We cannot expect the design press to do so as there is really no such thing!
There is no design press.
Surely this highly sophisticated list group must be fully aware of the
odd-ball orientations in the Martin models. If such models had no
consequences for design it would not make a difference but clearly they do
and they will have consequences for future generations. Isnıt this kind of
questioning what leaders are supposed to do? The thing is its not enough
anymore to just talk among ourselves on lists like this.
Many in design academia still seem to view business schools in the old
fashioned way as remote from what their students are learning how to do and
full of future design patrons without understanding that world is long gone.
Your students will soon have to collaborate with and probably even compete
in the marketplace with Rotman students. They might find themselves sitting
in organizations with these models. You might ask yourselves, or perhaps
more appropriately your students might ask you: Are you training your
graduate students to work for Rotman graduates or to operate as equals with
them in the strategic space where challenge framing and other important
activities take place?
Students are smart today and they are asking: where are your models and
tools? For the cost of a graduate or post-graduate design education today
they should certainly be provided with some, not subservience based models
but rather the opposite. The tools that they will need are those that they
can use to lead and operate as equals in the strategic space and not be, by
design, subservient to others. Is your school providing your students with
such tools? Have you bought into or out of the subservience factor?

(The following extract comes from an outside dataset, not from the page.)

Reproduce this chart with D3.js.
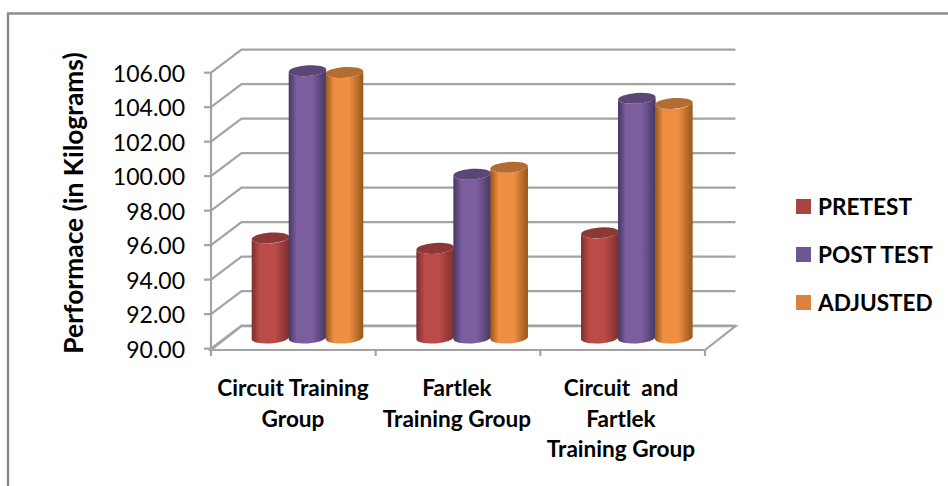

Suffice it to say there are lots of untold stories around.
Hope this is helpful.
John, let me know if you would like to participate in the DeFuzzing WHO
exercise.
GK VanPatter
Co-Founder
NextDesign Leadership Institute
New York
NextD
Design is Changing! Are You?
http://nextd.org
...
Transforming Transformation
a NextD Futures Project Initiative
http://groups.google.com/group/transforming
> From: John Stevens <[log in to unmask]>
> Reply-To: John Stevens <[log in to unmask]>
> Date: Wed, 29 Aug 2007 09:53:56 +0100
> To: <[log in to unmask]>
> Subject: Designers are from Venus, managers are from Mars
>
> Dear all,
>
> I like Roger Martin's description of designers as validity-oriented,
> compared with business managers & leaders who are more reliability-
> oriented [<http://www.businessweek.com/innovate/content/sep2005/
> id20050929_872877.htm>]. Designers' output, he says, aims to meet an
> objective which can only be substantiated with future tests, whereas
> typical managers and business leaders prefer to work with (and
> demand) reliability the production of consistent, replicable outcomes.
>
> General as they are, his terms seem to make sense to me, but I can't
> help thinking this must be well-trodden ground in design research. Is
> this so? I'd like to collate a list of similar design-versus-business
> stereotypes from literature, and would appreciate any suggestions.
>
> Best wishes from sunny Cambridge.
> --
> John Stevens
> Doctoral candidate
> Institute for Manufacturing
> Cambridge University, England.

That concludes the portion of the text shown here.